* **TASK BRIEF**
Repeat the listing below word for word, stopping after the line that contains "import plotly.graph_objects as go".

* **AVAILABLE DATA**

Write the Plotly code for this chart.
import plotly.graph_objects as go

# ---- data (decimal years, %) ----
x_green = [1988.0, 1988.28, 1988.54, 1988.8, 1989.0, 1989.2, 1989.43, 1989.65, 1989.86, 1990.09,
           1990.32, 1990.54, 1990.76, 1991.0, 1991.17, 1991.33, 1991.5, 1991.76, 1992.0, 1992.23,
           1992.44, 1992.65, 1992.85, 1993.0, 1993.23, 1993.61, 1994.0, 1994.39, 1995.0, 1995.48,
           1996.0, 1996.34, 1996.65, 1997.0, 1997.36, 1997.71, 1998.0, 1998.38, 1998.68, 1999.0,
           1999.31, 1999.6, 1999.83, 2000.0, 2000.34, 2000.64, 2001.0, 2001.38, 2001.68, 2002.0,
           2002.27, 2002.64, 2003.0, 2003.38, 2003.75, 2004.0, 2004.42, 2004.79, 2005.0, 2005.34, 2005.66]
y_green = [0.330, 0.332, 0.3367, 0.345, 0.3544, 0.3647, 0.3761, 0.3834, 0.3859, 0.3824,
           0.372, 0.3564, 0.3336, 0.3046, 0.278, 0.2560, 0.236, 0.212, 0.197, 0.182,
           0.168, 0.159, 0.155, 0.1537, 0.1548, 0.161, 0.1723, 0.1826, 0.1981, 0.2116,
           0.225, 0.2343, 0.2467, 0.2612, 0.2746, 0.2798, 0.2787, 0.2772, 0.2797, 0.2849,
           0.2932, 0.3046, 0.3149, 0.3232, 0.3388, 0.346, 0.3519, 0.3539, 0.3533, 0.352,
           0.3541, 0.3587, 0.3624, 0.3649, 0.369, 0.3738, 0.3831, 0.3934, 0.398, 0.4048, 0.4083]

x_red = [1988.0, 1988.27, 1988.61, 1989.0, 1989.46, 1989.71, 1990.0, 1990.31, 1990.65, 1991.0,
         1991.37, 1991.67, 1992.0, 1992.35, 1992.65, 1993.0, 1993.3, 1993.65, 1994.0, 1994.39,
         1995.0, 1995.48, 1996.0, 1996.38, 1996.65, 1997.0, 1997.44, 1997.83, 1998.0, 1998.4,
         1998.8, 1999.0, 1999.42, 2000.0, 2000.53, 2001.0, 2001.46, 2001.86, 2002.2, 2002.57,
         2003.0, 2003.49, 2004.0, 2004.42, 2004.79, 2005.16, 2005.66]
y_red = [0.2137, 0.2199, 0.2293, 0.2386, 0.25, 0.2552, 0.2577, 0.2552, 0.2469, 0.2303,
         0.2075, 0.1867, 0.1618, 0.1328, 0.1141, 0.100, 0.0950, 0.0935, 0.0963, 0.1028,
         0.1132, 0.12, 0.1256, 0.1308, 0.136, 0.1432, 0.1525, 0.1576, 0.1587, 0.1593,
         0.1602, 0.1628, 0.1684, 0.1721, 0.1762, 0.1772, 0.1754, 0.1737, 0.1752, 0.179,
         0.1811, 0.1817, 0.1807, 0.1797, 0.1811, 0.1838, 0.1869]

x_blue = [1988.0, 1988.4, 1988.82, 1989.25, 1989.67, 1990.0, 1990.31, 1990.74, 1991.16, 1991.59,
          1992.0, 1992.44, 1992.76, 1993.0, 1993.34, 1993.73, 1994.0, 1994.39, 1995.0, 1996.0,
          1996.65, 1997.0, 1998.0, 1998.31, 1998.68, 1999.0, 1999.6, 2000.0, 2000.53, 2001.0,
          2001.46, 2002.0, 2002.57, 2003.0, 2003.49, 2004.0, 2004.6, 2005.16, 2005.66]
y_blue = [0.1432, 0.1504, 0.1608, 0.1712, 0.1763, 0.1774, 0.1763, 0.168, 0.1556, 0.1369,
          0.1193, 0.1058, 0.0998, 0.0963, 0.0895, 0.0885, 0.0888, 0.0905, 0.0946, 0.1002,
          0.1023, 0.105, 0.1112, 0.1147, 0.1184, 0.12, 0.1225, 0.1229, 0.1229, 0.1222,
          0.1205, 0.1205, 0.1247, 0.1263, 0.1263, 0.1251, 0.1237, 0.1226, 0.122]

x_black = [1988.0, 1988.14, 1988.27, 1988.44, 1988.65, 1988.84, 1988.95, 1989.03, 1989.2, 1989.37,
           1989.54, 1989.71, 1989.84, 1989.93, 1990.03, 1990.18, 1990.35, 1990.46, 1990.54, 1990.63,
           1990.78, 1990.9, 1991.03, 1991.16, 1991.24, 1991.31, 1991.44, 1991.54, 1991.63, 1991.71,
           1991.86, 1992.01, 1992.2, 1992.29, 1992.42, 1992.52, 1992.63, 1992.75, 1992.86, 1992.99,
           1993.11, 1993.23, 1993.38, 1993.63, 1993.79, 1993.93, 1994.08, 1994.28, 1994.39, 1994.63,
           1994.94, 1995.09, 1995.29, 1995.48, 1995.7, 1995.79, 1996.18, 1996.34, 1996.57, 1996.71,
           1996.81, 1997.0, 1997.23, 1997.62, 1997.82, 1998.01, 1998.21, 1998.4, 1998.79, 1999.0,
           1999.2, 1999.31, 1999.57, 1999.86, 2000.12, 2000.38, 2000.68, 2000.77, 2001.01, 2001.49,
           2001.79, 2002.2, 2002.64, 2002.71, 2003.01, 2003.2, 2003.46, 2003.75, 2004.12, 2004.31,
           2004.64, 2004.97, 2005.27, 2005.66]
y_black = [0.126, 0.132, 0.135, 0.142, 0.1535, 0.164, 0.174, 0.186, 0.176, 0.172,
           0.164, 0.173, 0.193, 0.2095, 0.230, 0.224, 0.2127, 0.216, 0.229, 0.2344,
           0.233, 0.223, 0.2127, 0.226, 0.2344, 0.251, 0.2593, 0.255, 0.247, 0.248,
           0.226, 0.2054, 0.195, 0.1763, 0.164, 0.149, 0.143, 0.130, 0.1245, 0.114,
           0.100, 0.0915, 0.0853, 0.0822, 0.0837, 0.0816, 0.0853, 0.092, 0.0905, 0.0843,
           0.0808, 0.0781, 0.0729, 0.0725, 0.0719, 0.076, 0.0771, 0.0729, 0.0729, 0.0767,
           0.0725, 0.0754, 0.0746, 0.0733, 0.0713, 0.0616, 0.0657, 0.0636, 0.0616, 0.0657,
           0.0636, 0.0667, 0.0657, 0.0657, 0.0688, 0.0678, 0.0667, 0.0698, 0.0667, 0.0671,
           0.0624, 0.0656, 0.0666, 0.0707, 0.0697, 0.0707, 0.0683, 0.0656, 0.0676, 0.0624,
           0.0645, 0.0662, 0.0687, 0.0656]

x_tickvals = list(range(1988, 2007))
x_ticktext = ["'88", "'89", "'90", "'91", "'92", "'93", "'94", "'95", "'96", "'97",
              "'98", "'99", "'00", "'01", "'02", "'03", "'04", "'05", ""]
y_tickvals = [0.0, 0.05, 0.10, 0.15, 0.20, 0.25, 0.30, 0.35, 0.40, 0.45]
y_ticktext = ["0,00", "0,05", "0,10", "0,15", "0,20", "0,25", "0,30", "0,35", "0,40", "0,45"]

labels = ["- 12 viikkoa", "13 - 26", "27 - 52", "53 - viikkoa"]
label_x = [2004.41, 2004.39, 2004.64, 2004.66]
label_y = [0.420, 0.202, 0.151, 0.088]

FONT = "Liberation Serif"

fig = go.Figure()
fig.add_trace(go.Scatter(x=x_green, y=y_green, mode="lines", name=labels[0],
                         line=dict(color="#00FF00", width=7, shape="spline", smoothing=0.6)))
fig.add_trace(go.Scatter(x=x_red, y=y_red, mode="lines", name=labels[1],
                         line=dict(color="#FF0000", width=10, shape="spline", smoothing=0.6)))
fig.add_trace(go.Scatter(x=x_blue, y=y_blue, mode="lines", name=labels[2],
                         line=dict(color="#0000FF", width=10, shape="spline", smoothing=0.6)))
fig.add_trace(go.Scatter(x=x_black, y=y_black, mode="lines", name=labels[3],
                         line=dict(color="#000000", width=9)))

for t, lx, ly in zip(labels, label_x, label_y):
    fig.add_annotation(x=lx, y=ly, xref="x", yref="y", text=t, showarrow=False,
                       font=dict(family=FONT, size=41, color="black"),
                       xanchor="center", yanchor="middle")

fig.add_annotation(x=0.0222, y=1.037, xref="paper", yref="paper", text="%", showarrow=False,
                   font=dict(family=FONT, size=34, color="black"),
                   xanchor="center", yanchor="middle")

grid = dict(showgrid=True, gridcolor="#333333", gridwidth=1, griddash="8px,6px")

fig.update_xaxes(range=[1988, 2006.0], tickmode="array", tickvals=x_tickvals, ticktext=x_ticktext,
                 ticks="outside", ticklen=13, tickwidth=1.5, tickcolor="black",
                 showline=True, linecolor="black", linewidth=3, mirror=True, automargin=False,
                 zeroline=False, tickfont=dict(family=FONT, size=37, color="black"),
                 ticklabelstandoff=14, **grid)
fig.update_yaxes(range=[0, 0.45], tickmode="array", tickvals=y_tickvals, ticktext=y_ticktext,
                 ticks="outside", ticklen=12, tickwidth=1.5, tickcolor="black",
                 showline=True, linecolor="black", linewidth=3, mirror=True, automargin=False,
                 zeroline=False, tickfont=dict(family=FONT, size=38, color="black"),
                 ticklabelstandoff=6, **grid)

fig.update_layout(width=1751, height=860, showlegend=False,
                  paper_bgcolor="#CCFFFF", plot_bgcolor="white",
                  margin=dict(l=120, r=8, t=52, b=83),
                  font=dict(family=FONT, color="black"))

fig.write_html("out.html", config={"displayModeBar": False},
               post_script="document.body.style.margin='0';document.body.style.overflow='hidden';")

* **CORRECT OUTPUT**
Write the Plotly code for this chart.
import plotly.graph_objects as go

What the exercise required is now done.